- _Exercise objective_: Retype the opening lines of the data exactly, stopping after the line that contains "wall(ax, edges[1], edges[2], side_colors[1])". Skip every picture.
--------------------------------------------------
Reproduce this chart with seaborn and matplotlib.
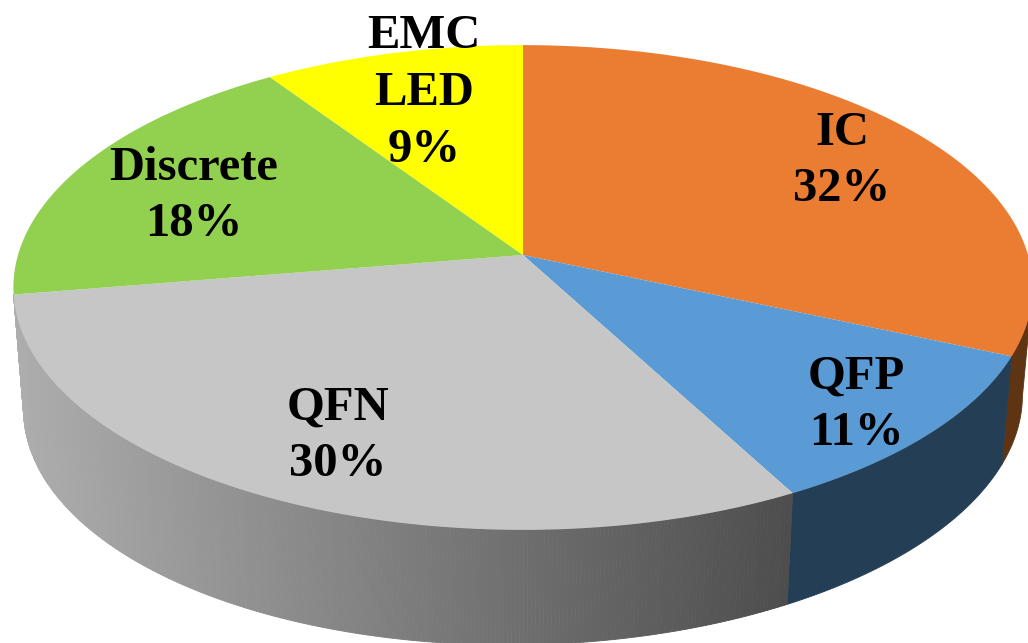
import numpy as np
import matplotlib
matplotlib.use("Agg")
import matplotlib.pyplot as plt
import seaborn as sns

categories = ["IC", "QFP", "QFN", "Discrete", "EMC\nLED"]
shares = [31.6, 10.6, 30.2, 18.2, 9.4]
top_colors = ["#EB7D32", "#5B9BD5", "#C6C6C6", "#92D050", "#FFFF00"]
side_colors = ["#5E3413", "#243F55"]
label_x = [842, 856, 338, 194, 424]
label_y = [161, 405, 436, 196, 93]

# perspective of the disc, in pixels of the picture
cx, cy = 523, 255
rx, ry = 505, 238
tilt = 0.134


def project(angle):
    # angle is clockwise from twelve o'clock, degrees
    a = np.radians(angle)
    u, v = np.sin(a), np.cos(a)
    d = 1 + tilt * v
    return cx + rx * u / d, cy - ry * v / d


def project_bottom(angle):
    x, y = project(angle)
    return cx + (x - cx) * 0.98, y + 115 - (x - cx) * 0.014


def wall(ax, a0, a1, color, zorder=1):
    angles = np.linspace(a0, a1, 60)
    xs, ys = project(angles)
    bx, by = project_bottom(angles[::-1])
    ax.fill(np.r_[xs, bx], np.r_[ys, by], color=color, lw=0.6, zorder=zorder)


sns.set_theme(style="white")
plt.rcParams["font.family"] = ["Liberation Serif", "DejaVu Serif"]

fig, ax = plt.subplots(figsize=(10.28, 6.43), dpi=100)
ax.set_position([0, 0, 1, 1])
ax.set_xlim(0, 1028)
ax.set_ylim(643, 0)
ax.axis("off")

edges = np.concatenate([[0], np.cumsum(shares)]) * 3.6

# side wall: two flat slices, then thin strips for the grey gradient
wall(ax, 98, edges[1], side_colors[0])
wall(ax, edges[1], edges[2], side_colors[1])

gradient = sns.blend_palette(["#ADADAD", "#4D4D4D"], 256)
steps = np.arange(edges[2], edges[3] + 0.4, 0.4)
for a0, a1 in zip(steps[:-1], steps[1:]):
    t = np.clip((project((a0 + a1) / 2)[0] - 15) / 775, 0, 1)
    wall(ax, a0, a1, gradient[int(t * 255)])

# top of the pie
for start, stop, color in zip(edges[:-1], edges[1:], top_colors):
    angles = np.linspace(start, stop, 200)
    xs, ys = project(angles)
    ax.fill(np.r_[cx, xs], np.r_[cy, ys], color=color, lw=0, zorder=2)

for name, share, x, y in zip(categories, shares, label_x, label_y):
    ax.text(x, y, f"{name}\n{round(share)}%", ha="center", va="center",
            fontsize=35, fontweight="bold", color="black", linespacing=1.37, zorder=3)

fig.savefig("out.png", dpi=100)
--------------------------------------------------
- _Answer to the exercise_:
Reproduce this chart with seaborn and matplotlib.
import numpy as np
import matplotlib
matplotlib.use("Agg")
import matplotlib.pyplot as plt
import seaborn as sns

categories = ["IC", "QFP", "QFN", "Discrete", "EMC\nLED"]
shares = [31.6, 10.6, 30.2, 18.2, 9.4]
top_colors = ["#EB7D32", "#5B9BD5", "#C6C6C6", "#92D050", "#FFFF00"]
side_colors = ["#5E3413", "#243F55"]
label_x = [842, 856, 338, 194, 424]
label_y = [161, 405, 436, 196, 93]

# perspective of the disc, in pixels of the picture
cx, cy = 523, 255
rx, ry = 505, 238
tilt = 0.134


def project(angle):
    # angle is clockwise from twelve o'clock, degrees
    a = np.radians(angle)
    u, v = np.sin(a), np.cos(a)
    d = 1 + tilt * v
    return cx + rx * u / d, cy - ry * v / d


def project_bottom(angle):
    x, y = project(angle)
    return cx + (x - cx) * 0.98, y + 115 - (x - cx) * 0.014


def wall(ax, a0, a1, color, zorder=1):
    angles = np.linspace(a0, a1, 60)
    xs, ys = project(angles)
    bx, by = project_bottom(angles[::-1])
    ax.fill(np.r_[xs, bx], np.r_[ys, by], color=color, lw=0.6, zorder=zorder)


sns.set_theme(style="white")
plt.rcParams["font.family"] = ["Liberation Serif", "DejaVu Serif"]

fig, ax = plt.subplots(figsize=(10.28, 6.43), dpi=100)
ax.set_position([0, 0, 1, 1])
ax.set_xlim(0, 1028)
ax.set_ylim(643, 0)
ax.axis("off")

edges = np.concatenate([[0], np.cumsum(shares)]) * 3.6

# side wall: two flat slices, then thin strips for the grey gradient
wall(ax, 98, edges[1], side_colors[0])
wall(ax, edges[1], edges[2], side_colors[1])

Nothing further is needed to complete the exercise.